» Figure scripts
################

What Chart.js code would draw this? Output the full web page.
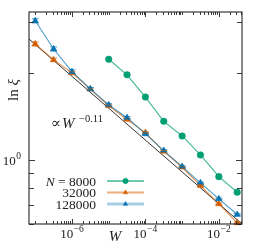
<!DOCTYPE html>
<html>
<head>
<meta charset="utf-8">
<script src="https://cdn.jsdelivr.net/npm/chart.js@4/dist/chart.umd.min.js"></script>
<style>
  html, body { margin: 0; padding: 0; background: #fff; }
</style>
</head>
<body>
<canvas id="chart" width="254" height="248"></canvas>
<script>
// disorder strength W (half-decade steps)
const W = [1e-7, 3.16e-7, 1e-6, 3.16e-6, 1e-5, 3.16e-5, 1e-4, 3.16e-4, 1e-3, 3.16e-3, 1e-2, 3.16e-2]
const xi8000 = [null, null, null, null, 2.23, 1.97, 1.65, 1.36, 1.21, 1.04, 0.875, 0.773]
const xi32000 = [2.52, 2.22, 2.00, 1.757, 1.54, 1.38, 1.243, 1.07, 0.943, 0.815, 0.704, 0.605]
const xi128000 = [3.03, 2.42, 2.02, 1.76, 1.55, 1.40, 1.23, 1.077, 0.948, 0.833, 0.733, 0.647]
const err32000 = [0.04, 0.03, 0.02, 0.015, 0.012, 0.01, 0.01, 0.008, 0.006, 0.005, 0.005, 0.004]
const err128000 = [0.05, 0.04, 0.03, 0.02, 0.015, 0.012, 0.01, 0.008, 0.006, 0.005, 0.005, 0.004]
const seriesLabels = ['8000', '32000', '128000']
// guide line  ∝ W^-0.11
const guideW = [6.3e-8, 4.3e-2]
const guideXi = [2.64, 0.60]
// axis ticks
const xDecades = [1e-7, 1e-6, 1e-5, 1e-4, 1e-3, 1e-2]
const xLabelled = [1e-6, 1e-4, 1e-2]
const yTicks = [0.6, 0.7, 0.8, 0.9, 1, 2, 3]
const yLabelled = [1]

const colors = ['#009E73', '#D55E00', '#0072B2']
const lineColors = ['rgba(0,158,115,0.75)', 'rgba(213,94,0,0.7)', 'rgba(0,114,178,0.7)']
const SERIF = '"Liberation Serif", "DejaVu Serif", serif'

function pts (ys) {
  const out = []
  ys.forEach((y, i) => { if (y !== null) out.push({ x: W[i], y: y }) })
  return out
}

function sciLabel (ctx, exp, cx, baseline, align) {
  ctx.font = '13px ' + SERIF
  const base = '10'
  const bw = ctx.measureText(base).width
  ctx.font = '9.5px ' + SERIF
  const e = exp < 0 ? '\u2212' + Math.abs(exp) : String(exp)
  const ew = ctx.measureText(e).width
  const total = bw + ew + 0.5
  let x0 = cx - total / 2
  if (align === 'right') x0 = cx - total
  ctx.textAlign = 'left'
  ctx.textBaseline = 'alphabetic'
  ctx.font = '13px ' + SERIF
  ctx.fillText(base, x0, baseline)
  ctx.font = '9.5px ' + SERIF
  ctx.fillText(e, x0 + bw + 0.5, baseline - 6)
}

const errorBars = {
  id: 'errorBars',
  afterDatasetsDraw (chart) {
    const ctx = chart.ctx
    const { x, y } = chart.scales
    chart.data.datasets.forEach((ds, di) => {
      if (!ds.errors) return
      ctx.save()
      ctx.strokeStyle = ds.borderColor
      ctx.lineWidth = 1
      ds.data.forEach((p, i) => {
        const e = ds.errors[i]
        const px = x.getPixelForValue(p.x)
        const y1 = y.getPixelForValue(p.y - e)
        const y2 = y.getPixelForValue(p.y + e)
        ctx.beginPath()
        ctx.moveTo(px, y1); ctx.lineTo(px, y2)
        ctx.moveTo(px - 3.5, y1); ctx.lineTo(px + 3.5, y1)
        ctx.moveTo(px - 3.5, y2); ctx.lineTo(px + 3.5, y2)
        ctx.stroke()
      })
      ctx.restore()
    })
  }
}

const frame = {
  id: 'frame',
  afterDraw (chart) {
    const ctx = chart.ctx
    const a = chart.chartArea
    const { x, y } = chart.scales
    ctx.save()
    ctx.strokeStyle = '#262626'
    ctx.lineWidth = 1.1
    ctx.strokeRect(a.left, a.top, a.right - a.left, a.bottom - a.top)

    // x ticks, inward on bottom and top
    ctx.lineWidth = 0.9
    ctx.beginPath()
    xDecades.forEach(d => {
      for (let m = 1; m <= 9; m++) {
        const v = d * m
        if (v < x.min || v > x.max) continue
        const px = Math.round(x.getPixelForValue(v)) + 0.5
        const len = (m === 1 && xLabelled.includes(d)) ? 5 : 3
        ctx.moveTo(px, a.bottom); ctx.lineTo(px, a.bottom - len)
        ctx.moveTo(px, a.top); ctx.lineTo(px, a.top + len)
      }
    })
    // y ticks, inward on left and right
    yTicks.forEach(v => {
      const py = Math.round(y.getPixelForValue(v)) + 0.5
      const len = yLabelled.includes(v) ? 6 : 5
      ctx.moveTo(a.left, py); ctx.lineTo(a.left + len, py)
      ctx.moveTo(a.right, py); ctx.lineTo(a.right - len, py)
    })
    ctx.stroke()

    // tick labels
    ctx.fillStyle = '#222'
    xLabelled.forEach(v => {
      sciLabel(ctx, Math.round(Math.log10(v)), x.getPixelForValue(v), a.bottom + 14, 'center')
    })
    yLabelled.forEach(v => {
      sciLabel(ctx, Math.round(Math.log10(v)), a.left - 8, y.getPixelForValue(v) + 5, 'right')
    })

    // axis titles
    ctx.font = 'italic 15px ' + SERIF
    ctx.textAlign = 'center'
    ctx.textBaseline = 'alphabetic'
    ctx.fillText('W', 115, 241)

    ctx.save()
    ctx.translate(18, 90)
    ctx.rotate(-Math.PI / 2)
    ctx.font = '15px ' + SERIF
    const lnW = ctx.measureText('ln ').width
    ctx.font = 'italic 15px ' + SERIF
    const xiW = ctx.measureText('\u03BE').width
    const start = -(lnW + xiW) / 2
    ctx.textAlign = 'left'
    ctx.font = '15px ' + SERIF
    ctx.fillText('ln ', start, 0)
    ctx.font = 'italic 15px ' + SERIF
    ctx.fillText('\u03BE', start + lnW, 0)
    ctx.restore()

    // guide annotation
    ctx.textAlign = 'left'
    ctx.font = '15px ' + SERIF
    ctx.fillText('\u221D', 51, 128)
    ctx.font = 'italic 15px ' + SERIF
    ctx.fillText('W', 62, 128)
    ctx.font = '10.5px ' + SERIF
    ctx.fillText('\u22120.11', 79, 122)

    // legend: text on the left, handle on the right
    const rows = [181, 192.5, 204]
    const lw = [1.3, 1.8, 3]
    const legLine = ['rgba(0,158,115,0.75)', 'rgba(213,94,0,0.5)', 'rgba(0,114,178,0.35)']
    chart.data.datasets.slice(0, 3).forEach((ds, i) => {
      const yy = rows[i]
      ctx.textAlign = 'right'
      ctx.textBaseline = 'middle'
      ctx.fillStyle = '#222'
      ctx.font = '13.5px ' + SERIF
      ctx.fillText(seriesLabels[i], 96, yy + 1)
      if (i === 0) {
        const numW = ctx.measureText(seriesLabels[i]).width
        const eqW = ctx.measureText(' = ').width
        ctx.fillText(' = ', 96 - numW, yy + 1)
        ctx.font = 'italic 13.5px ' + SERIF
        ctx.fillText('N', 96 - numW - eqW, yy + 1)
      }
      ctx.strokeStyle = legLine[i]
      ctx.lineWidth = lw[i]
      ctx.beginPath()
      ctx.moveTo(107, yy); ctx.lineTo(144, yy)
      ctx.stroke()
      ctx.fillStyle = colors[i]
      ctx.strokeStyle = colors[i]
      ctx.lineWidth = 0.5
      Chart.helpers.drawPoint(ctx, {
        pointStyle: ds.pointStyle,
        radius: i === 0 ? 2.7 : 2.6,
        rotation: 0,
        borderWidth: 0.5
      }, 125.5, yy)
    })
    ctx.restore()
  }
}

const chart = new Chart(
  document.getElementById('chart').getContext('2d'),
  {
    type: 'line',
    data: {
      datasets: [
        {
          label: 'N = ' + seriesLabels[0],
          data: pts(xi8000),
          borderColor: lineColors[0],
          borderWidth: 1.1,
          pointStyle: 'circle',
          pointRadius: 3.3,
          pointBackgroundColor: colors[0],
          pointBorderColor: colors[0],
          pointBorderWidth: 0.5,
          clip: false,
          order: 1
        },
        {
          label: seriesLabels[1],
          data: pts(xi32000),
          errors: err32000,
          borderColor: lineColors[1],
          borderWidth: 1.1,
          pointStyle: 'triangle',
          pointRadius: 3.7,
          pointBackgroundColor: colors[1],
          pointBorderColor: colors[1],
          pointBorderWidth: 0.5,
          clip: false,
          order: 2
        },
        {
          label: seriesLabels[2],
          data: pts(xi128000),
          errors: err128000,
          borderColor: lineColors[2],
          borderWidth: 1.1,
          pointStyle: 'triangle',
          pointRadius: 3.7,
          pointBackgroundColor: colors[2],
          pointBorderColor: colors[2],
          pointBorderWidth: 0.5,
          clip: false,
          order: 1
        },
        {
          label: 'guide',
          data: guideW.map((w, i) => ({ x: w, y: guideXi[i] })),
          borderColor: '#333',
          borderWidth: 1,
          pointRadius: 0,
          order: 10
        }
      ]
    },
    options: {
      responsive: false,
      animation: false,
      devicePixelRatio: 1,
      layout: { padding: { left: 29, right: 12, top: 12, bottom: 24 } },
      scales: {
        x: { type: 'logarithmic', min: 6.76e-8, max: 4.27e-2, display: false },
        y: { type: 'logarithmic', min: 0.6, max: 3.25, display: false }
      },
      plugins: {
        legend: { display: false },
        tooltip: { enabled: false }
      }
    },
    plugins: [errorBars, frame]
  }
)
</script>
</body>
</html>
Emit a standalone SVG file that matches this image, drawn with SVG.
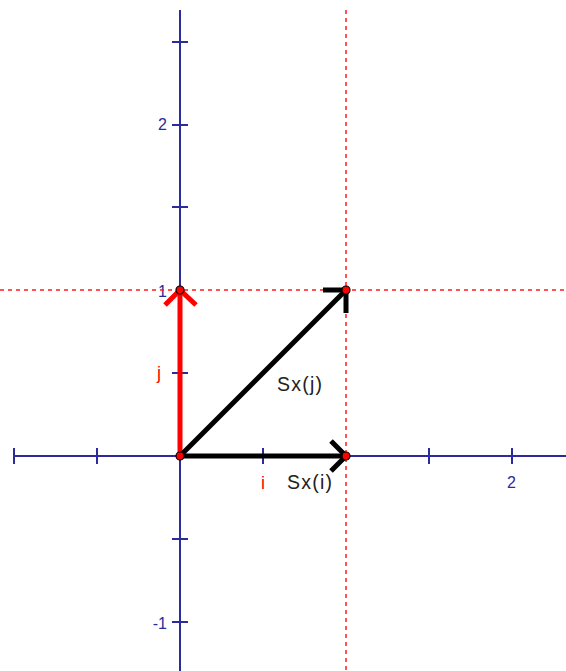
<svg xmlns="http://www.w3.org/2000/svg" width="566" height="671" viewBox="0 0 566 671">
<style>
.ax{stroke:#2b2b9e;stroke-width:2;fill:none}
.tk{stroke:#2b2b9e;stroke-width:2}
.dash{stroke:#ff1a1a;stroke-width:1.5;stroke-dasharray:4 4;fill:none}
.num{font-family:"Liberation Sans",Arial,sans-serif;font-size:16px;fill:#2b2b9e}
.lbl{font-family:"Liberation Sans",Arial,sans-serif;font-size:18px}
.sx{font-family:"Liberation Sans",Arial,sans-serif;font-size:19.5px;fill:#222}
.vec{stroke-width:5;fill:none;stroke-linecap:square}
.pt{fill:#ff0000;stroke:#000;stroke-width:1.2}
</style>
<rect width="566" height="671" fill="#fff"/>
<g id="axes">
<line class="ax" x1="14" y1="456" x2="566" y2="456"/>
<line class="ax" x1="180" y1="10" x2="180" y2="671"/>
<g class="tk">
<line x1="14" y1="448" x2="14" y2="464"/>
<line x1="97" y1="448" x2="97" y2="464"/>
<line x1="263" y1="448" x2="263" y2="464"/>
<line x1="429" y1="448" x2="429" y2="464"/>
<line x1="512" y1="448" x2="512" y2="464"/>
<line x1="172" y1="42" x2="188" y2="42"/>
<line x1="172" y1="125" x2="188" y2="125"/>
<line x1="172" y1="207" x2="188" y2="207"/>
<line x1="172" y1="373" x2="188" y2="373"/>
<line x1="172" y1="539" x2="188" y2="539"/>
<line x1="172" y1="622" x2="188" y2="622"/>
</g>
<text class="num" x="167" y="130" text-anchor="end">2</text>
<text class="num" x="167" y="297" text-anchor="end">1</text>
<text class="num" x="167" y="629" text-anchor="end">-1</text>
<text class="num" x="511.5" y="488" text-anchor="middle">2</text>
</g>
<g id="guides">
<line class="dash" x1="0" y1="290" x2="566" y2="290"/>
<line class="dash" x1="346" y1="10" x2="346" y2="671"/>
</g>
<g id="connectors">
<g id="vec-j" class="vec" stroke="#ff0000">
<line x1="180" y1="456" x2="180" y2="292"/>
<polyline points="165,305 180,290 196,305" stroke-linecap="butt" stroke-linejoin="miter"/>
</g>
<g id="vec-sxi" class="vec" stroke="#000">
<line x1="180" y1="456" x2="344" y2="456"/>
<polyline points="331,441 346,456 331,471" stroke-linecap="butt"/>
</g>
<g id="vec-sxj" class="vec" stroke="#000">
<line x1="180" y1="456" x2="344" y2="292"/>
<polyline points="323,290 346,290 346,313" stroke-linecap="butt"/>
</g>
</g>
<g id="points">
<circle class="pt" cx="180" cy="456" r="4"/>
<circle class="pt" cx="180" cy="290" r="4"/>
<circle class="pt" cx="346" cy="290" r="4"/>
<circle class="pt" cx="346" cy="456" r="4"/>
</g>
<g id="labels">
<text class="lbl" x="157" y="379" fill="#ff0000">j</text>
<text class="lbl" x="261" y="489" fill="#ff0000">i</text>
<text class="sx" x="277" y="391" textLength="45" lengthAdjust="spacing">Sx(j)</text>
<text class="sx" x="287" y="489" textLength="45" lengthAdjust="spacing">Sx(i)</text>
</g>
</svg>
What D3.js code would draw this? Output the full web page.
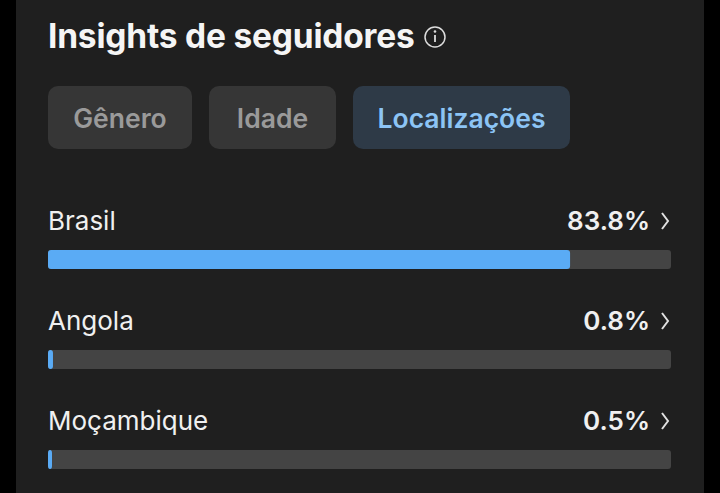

################

» PROBLEM TO WORK ON
In the records above, locate each line with the word "Output". Copy all such lines.

» SOLUTION
What Chart.js code would draw this? Output the full web page.
What D3.js code would draw this? Output the full web page.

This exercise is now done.